### [RECORD EXTRACTS]
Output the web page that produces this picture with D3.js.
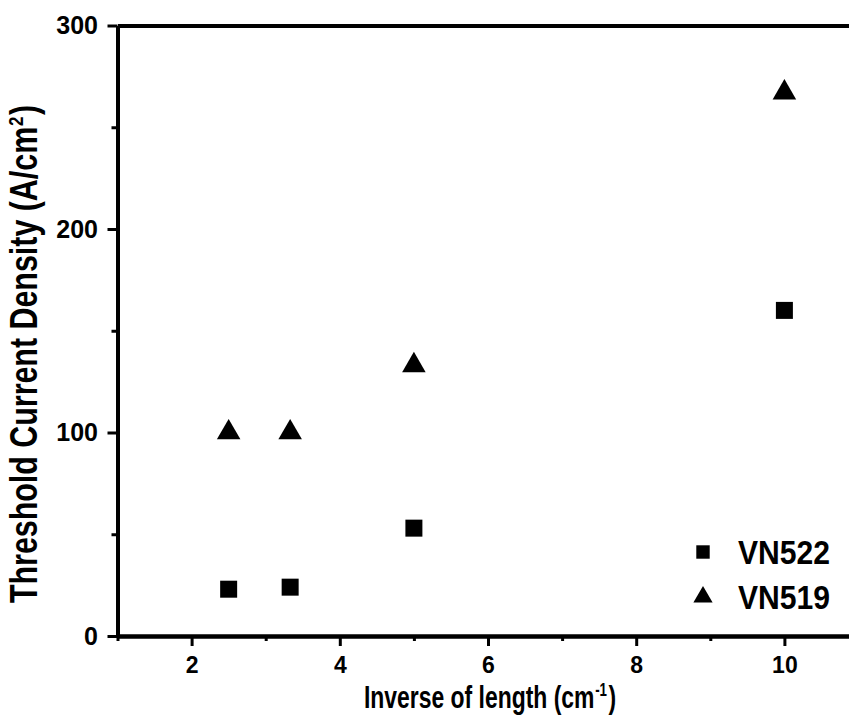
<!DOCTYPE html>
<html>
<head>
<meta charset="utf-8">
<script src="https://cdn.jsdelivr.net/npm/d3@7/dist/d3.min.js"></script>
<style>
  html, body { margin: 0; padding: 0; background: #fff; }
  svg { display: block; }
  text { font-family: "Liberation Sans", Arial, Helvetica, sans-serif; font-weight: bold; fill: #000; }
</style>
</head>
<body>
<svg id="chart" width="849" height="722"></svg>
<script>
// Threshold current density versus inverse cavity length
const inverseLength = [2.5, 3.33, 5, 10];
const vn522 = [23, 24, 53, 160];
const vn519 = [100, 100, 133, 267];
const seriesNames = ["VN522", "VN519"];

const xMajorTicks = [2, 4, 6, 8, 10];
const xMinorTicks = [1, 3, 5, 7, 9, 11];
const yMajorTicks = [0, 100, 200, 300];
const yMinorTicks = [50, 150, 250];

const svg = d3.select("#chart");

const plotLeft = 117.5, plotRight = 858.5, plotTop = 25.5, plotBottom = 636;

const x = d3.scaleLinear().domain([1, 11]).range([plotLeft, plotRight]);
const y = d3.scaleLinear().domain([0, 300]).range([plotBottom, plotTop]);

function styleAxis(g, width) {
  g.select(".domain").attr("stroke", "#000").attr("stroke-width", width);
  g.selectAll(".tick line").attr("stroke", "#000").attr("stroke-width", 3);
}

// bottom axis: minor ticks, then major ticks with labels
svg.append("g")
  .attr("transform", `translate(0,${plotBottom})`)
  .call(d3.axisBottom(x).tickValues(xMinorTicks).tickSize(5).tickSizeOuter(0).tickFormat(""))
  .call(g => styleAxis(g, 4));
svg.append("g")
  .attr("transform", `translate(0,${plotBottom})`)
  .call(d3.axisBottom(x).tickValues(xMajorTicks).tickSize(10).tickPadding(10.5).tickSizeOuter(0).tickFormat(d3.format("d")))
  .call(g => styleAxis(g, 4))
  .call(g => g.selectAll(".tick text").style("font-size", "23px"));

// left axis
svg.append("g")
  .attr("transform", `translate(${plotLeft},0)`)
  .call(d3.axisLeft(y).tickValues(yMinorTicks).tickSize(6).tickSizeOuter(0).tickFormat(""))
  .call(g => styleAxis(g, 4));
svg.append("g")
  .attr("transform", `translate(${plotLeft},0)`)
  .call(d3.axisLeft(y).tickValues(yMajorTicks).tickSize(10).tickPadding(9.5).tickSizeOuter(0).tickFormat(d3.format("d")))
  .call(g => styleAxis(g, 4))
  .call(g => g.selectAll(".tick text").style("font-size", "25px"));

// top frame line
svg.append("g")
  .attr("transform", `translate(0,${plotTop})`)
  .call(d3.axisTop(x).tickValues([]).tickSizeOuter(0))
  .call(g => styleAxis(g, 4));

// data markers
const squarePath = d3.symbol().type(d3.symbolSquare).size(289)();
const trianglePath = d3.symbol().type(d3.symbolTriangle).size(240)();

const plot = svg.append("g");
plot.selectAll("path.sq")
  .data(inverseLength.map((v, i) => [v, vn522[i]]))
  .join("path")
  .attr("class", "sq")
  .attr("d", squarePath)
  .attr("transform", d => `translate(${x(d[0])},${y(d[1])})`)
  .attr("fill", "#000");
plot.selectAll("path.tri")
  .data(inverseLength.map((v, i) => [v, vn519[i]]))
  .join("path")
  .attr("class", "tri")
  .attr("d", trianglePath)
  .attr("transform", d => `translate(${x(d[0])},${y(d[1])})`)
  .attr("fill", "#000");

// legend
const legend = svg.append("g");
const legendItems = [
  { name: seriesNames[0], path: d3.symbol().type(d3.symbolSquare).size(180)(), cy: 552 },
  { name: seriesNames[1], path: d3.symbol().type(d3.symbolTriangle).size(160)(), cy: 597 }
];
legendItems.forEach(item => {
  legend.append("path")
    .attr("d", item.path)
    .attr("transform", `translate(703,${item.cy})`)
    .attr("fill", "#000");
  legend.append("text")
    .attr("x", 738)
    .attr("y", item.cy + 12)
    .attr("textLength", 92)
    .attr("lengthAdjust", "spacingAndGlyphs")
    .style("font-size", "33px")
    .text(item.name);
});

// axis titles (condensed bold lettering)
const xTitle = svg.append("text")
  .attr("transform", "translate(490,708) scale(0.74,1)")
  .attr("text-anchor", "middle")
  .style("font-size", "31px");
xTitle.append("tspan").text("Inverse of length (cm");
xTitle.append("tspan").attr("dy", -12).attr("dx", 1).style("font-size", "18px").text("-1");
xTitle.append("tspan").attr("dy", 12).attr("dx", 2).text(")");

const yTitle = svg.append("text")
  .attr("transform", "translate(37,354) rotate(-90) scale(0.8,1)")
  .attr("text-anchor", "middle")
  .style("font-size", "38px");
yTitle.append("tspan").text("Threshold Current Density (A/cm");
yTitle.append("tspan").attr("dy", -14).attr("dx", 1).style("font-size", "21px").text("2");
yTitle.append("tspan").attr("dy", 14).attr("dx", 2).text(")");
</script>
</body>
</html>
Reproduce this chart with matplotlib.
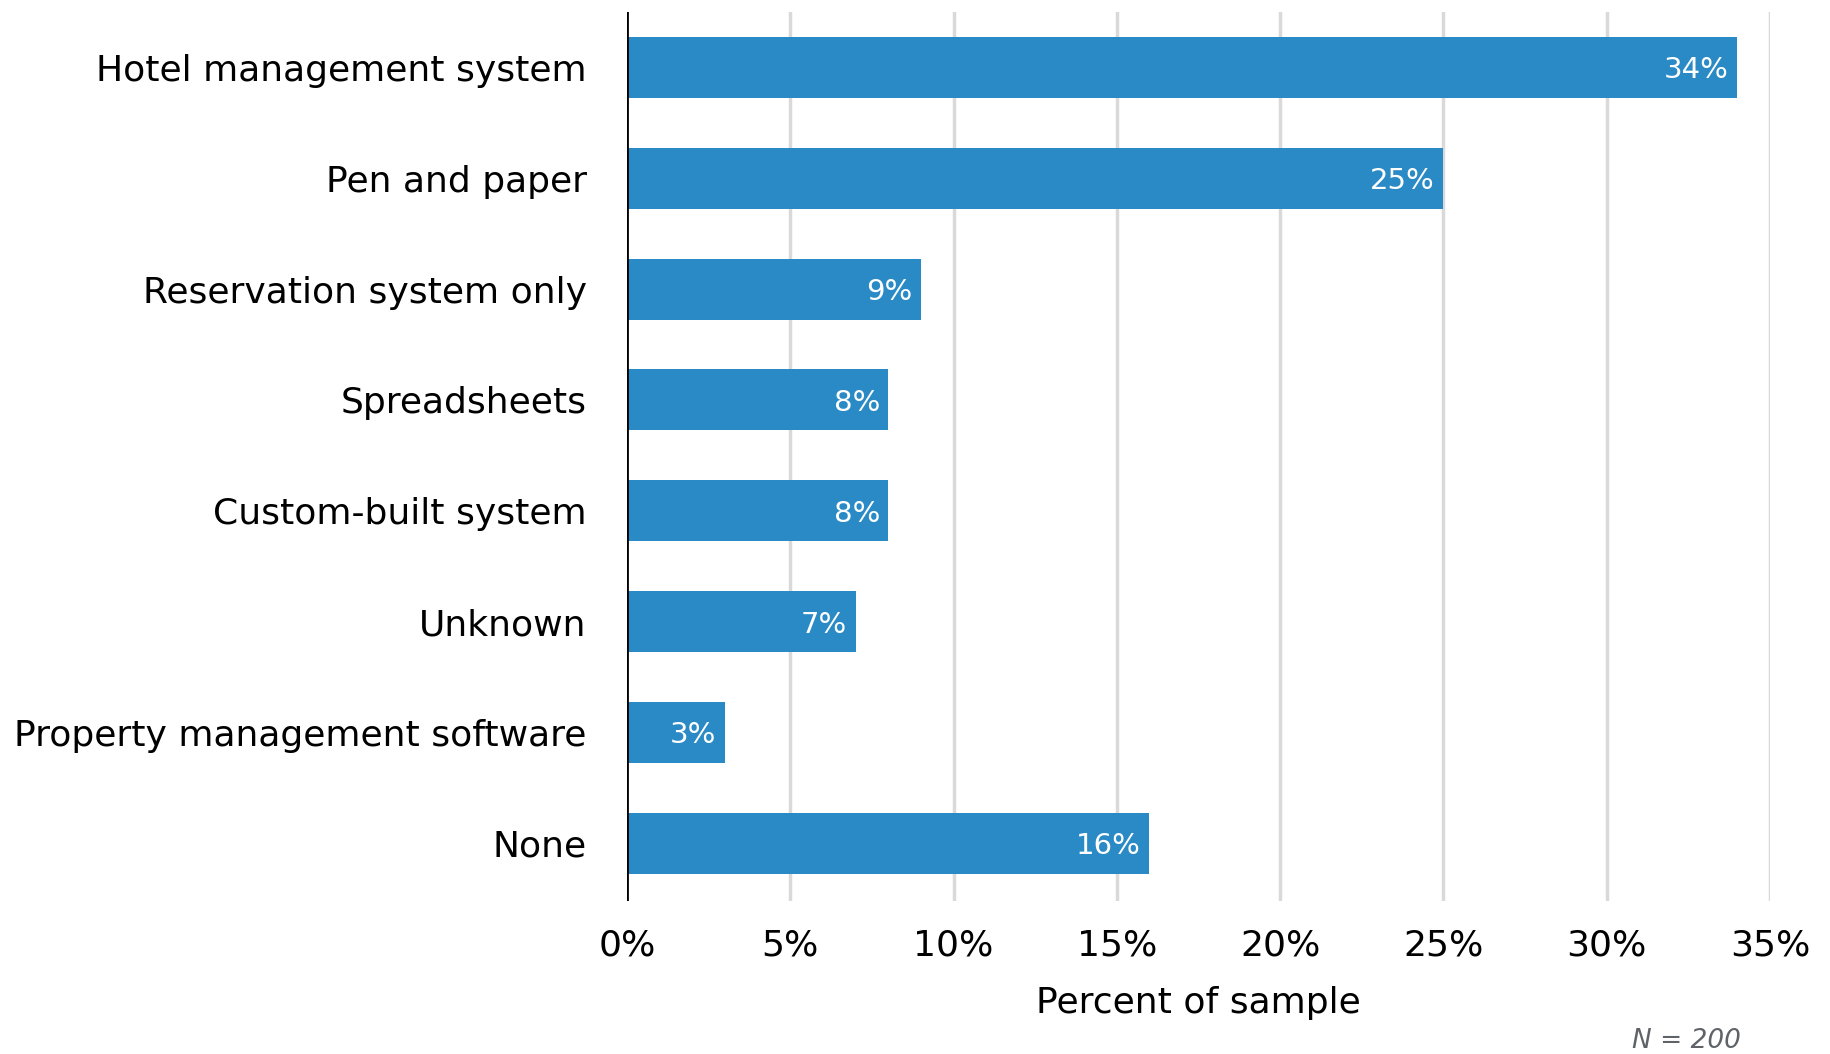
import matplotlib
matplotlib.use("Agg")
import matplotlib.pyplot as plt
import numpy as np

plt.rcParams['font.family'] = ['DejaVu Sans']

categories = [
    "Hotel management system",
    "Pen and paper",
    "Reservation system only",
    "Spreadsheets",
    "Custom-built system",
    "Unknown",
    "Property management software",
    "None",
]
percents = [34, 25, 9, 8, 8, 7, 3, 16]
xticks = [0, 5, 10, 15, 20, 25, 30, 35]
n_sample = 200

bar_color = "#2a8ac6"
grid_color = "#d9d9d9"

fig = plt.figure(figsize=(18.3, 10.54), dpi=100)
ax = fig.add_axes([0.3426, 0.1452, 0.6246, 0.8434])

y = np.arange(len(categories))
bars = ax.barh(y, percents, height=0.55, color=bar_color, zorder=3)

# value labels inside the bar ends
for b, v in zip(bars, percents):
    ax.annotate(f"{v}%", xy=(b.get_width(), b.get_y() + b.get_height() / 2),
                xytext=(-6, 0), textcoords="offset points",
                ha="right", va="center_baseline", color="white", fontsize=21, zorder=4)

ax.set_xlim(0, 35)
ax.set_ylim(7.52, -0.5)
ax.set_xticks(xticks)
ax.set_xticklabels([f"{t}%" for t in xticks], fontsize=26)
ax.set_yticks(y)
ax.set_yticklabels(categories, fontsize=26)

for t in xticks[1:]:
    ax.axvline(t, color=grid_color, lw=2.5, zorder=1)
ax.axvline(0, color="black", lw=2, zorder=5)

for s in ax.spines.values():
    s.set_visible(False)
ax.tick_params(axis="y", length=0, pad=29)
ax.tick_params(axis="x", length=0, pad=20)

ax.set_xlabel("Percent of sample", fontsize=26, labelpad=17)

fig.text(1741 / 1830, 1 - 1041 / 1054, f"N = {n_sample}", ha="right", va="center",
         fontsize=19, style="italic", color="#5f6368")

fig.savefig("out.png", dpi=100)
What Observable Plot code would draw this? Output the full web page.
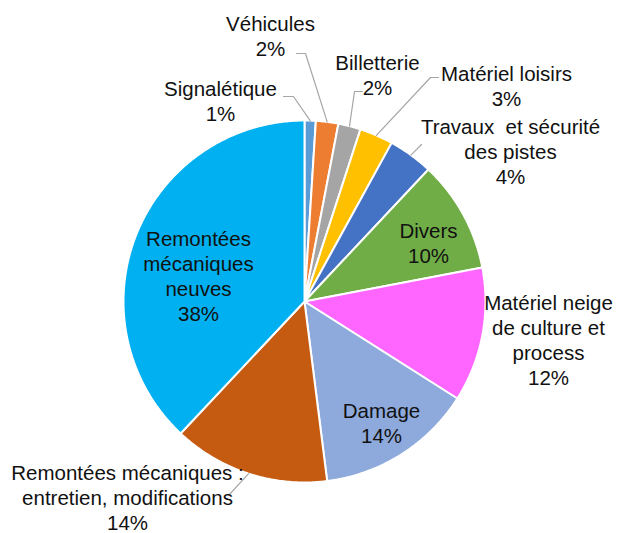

### [PROBLEM]
Go through the entries above and print each one exactly, minus the pictures.

### [WRITTEN REPLY]
Output the web page that produces this picture with D3.js.
<!DOCTYPE html>
<html>
<head>
<meta charset="utf-8">
<script src="https://cdn.jsdelivr.net/npm/d3@7/dist/d3.min.js"></script>
<style>
  html, body { margin: 0; padding: 0; background: #fff; }
  svg { display: block; }
  text { font-family: "Liberation Sans", Arial, Helvetica, sans-serif; font-weight: bold; fill: #000; }
</style>
</head>
<body>
<svg id="chart" width="849" height="722"></svg>
<script>
// Threshold current density versus inverse cavity length
const inverseLength = [2.5, 3.33, 5, 10];
const vn522 = [23, 24, 53, 160];
const vn519 = [100, 100, 133, 267];
const seriesNames = ["VN522", "VN519"];

const xMajorTicks = [2, 4, 6, 8, 10];
const xMinorTicks = [1, 3, 5, 7, 9, 11];
const yMajorTicks = [0, 100, 200, 300];
const yMinorTicks = [50, 150, 250];

const svg = d3.select("#chart");

const plotLeft = 117.5, plotRight = 858.5, plotTop = 25.5, plotBottom = 636;

const x = d3.scaleLinear().domain([1, 11]).range([plotLeft, plotRight]);
const y = d3.scaleLinear().domain([0, 300]).range([plotBottom, plotTop]);

function styleAxis(g, width) {
  g.select(".domain").attr("stroke", "#000").attr("stroke-width", width);
  g.selectAll(".tick line").attr("stroke", "#000").attr("stroke-width", 3);
}

// bottom axis: minor ticks, then major ticks with labels
svg.append("g")
  .attr("transform", `translate(0,${plotBottom})`)
  .call(d3.axisBottom(x).tickValues(xMinorTicks).tickSize(5).tickSizeOuter(0).tickFormat(""))
  .call(g => styleAxis(g, 4));
svg.append("g")
  .attr("transform", `translate(0,${plotBottom})`)
  .call(d3.axisBottom(x).tickValues(xMajorTicks).tickSize(10).tickPadding(10.5).tickSizeOuter(0).tickFormat(d3.format("d")))
  .call(g => styleAxis(g, 4))
  .call(g => g.selectAll(".tick text").style("font-size", "23px"));

// left axis
svg.append("g")
  .attr("transform", `translate(${plotLeft},0)`)
  .call(d3.axisLeft(y).tickValues(yMinorTicks).tickSize(6).tickSizeOuter(0).tickFormat(""))
  .call(g => styleAxis(g, 4));
svg.append("g")
  .attr("transform", `translate(${plotLeft},0)`)
  .call(d3.axisLeft(y).tickValues(yMajorTicks).tickSize(10).tickPadding(9.5).tickSizeOuter(0).tickFormat(d3.format("d")))
  .call(g => styleAxis(g, 4))
  .call(g => g.selectAll(".tick text").style("font-size", "25px"));

// top frame line
svg.append("g")
  .attr("transform", `translate(0,${plotTop})`)
  .call(d3.axisTop(x).tickValues([]).tickSizeOuter(0))
  .call(g => styleAxis(g, 4));

// data markers
const squarePath = d3.symbol().type(d3.symbolSquare).size(289)();
const trianglePath = d3.symbol().type(d3.symbolTriangle).size(240)();

const plot = svg.append("g");
plot.selectAll("path.sq")
  .data(inverseLength.map((v, i) => [v, vn522[i]]))
  .join("path")
  .attr("class", "sq")
  .attr("d", squarePath)
  .attr("transform", d => `translate(${x(d[0])},${y(d[1])})`)
  .attr("fill", "#000");
plot.selectAll("path.tri")
  .data(inverseLength.map((v, i) => [v, vn519[i]]))
  .join("path")
  .attr("class", "tri")
  .attr("d", trianglePath)
  .attr("transform", d => `translate(${x(d[0])},${y(d[1])})`)
  .attr("fill", "#000");

// legend
const legend = svg.append("g");
const legendItems = [
  { name: seriesNames[0], path: d3.symbol().type(d3.symbolSquare).size(180)(), cy: 552 },
  { name: seriesNames[1], path: d3.symbol().type(d3.symbolTriangle).size(160)(), cy: 597 }
];
legendItems.forEach(item => {
  legend.append("path")
    .attr("d", item.path)
    .attr("transform", `translate(703,${item.cy})`)
    .attr("fill", "#000");
  legend.append("text")
    .attr("x", 738)
    .attr("y", item.cy + 12)
    .attr("textLength", 92)
    .attr("lengthAdjust", "spacingAndGlyphs")
    .style("font-size", "33px")
    .text(item.name);
});

// axis titles (condensed bold lettering)
const xTitle = svg.append("text")
  .attr("transform", "translate(490,708) scale(0.74,1)")
  .attr("text-anchor", "middle")
  .style("font-size", "31px");
xTitle.append("tspan").text("Inverse of length (cm");
xTitle.append("tspan").attr("dy", -12).attr("dx", 1).style("font-size", "18px").text("-1");
xTitle.append("tspan").attr("dy", 12).attr("dx", 2).text(")");

const yTitle = svg.append("text")
  .attr("transform", "translate(37,354) rotate(-90) scale(0.8,1)")
  .attr("text-anchor", "middle")
  .style("font-size", "38px");
yTitle.append("tspan").text("Threshold Current Density (A/cm");
yTitle.append("tspan").attr("dy", -14).attr("dx", 1).style("font-size", "21px").text("2");
yTitle.append("tspan").attr("dy", 14).attr("dx", 2).text(")");
</script>
</body>
</html>
Reproduce this chart with matplotlib.
import matplotlib
matplotlib.use("Agg")
import matplotlib.pyplot as plt
import numpy as np

plt.rcParams['font.family'] = ['DejaVu Sans']

categories = [
    "Hotel management system",
    "Pen and paper",
    "Reservation system only",
    "Spreadsheets",
    "Custom-built system",
    "Unknown",
    "Property management software",
    "None",
]
percents = [34, 25, 9, 8, 8, 7, 3, 16]
xticks = [0, 5, 10, 15, 20, 25, 30, 35]
n_sample = 200

bar_color = "#2a8ac6"
grid_color = "#d9d9d9"

fig = plt.figure(figsize=(18.3, 10.54), dpi=100)
ax = fig.add_axes([0.3426, 0.1452, 0.6246, 0.8434])

y = np.arange(len(categories))
bars = ax.barh(y, percents, height=0.55, color=bar_color, zorder=3)

# value labels inside the bar ends
for b, v in zip(bars, percents):
    ax.annotate(f"{v}%", xy=(b.get_width(), b.get_y() + b.get_height() / 2),
                xytext=(-6, 0), textcoords="offset points",
                ha="right", va="center_baseline", color="white", fontsize=21, zorder=4)

ax.set_xlim(0, 35)
ax.set_ylim(7.52, -0.5)
ax.set_xticks(xticks)
ax.set_xticklabels([f"{t}%" for t in xticks], fontsize=26)
ax.set_yticks(y)
ax.set_yticklabels(categories, fontsize=26)

for t in xticks[1:]:
    ax.axvline(t, color=grid_color, lw=2.5, zorder=1)
ax.axvline(0, color="black", lw=2, zorder=5)

for s in ax.spines.values():
    s.set_visible(False)
ax.tick_params(axis="y", length=0, pad=29)
ax.tick_params(axis="x", length=0, pad=20)

ax.set_xlabel("Percent of sample", fontsize=26, labelpad=17)

fig.text(1741 / 1830, 1 - 1041 / 1054, f"N = {n_sample}", ha="right", va="center",
         fontsize=19, style="italic", color="#5f6368")

fig.savefig("out.png", dpi=100)
What Observable Plot code would draw this? Output the full web page.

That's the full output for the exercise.